**Task brief**
From the first line of the listing below to the line with "add_hist(edges_a, counts_a)", print each line exactly, and nothing more. Leave out the pictures.

**Data**

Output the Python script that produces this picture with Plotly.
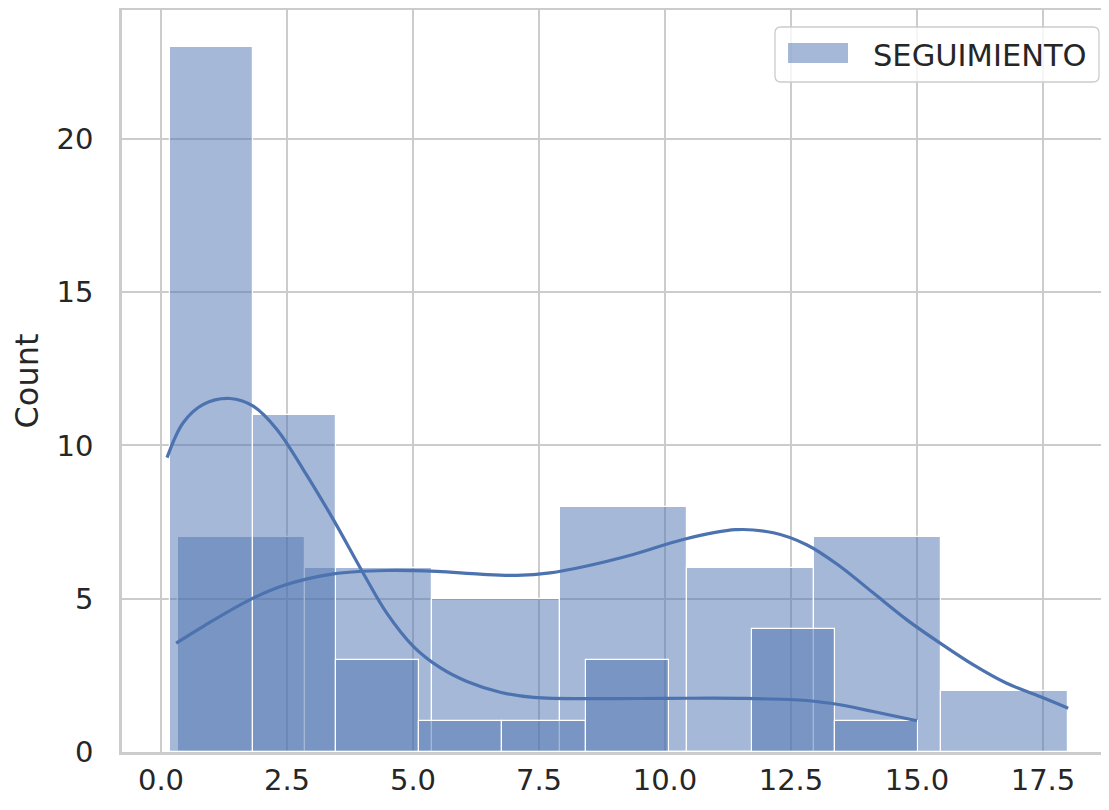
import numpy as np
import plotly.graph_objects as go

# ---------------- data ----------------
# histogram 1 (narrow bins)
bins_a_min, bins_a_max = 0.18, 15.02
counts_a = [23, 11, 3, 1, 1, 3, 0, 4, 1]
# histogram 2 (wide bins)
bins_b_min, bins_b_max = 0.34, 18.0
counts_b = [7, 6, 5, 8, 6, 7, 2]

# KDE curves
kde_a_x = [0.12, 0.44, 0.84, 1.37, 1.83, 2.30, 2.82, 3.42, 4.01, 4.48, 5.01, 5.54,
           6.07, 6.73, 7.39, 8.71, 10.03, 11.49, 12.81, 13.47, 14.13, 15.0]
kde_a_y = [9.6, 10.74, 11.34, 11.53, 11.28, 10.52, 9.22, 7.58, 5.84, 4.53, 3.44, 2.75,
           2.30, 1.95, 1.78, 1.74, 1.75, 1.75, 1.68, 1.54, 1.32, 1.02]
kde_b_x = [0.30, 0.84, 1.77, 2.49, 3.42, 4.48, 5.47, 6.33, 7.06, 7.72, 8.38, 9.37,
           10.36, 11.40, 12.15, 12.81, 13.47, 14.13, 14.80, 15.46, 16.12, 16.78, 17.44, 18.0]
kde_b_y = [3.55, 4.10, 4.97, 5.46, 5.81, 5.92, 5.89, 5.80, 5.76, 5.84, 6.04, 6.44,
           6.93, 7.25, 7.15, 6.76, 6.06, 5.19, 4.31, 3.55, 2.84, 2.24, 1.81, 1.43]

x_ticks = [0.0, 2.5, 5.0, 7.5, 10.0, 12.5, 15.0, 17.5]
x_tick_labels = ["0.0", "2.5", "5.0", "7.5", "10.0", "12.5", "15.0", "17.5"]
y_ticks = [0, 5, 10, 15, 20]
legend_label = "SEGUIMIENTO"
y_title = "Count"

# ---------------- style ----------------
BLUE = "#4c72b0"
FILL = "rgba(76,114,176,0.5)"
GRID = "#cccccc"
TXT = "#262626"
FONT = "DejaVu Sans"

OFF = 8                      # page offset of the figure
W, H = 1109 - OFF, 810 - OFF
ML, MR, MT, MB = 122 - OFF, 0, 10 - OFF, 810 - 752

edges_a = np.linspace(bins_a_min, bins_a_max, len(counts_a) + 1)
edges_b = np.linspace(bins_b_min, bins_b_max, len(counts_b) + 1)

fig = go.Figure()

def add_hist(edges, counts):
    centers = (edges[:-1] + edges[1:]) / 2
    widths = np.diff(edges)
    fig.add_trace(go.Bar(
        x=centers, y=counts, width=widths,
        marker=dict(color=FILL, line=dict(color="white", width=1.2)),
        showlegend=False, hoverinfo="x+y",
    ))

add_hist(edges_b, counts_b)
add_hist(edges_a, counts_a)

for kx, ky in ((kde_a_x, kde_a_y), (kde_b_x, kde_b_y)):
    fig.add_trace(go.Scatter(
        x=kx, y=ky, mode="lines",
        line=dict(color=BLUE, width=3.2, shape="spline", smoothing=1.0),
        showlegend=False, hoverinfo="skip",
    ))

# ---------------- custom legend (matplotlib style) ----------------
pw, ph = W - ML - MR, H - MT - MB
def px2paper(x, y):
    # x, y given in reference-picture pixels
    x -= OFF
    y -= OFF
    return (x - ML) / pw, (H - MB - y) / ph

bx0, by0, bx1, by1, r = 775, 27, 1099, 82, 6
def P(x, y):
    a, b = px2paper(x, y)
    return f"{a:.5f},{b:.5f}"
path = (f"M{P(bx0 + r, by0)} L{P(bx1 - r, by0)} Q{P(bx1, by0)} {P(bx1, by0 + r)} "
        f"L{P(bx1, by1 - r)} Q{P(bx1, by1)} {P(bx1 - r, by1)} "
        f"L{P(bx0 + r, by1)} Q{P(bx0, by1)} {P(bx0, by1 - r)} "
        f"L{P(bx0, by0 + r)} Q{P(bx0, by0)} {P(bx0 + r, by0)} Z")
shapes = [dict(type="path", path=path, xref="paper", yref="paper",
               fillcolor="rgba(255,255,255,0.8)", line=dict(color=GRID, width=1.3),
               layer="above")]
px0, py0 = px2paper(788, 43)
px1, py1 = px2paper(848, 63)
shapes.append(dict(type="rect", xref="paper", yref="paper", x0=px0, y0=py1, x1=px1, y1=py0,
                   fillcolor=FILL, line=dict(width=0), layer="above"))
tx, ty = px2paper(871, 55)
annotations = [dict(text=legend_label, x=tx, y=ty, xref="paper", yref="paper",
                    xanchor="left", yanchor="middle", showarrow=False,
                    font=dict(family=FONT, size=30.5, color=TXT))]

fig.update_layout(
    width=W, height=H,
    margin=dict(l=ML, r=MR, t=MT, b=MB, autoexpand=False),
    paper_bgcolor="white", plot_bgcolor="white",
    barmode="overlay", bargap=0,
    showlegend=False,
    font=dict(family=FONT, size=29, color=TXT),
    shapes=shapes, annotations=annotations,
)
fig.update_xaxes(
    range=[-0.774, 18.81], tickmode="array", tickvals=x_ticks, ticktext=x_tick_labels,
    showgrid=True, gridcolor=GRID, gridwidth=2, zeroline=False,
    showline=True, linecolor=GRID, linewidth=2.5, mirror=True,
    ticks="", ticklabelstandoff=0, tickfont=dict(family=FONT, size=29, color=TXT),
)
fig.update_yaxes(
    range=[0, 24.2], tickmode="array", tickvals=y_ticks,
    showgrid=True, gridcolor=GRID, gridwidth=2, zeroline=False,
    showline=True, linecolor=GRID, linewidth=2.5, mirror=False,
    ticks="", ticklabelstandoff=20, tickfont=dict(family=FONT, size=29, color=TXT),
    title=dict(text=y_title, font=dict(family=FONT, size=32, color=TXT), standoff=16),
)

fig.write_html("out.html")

**Final answer**
Output the Python script that produces this picture with Plotly.
import numpy as np
import plotly.graph_objects as go

# ---------------- data ----------------
# histogram 1 (narrow bins)
bins_a_min, bins_a_max = 0.18, 15.02
counts_a = [23, 11, 3, 1, 1, 3, 0, 4, 1]
# histogram 2 (wide bins)
bins_b_min, bins_b_max = 0.34, 18.0
counts_b = [7, 6, 5, 8, 6, 7, 2]

# KDE curves
kde_a_x = [0.12, 0.44, 0.84, 1.37, 1.83, 2.30, 2.82, 3.42, 4.01, 4.48, 5.01, 5.54,
           6.07, 6.73, 7.39, 8.71, 10.03, 11.49, 12.81, 13.47, 14.13, 15.0]
kde_a_y = [9.6, 10.74, 11.34, 11.53, 11.28, 10.52, 9.22, 7.58, 5.84, 4.53, 3.44, 2.75,
           2.30, 1.95, 1.78, 1.74, 1.75, 1.75, 1.68, 1.54, 1.32, 1.02]
kde_b_x = [0.30, 0.84, 1.77, 2.49, 3.42, 4.48, 5.47, 6.33, 7.06, 7.72, 8.38, 9.37,
           10.36, 11.40, 12.15, 12.81, 13.47, 14.13, 14.80, 15.46, 16.12, 16.78, 17.44, 18.0]
kde_b_y = [3.55, 4.10, 4.97, 5.46, 5.81, 5.92, 5.89, 5.80, 5.76, 5.84, 6.04, 6.44,
           6.93, 7.25, 7.15, 6.76, 6.06, 5.19, 4.31, 3.55, 2.84, 2.24, 1.81, 1.43]

x_ticks = [0.0, 2.5, 5.0, 7.5, 10.0, 12.5, 15.0, 17.5]
x_tick_labels = ["0.0", "2.5", "5.0", "7.5", "10.0", "12.5", "15.0", "17.5"]
y_ticks = [0, 5, 10, 15, 20]
legend_label = "SEGUIMIENTO"
y_title = "Count"

# ---------------- style ----------------
BLUE = "#4c72b0"
FILL = "rgba(76,114,176,0.5)"
GRID = "#cccccc"
TXT = "#262626"
FONT = "DejaVu Sans"

OFF = 8                      # page offset of the figure
W, H = 1109 - OFF, 810 - OFF
ML, MR, MT, MB = 122 - OFF, 0, 10 - OFF, 810 - 752

edges_a = np.linspace(bins_a_min, bins_a_max, len(counts_a) + 1)
edges_b = np.linspace(bins_b_min, bins_b_max, len(counts_b) + 1)

fig = go.Figure()

def add_hist(edges, counts):
    centers = (edges[:-1] + edges[1:]) / 2
    widths = np.diff(edges)
    fig.add_trace(go.Bar(
        x=centers, y=counts, width=widths,
        marker=dict(color=FILL, line=dict(color="white", width=1.2)),
        showlegend=False, hoverinfo="x+y",
    ))

add_hist(edges_b, counts_b)
add_hist(edges_a, counts_a)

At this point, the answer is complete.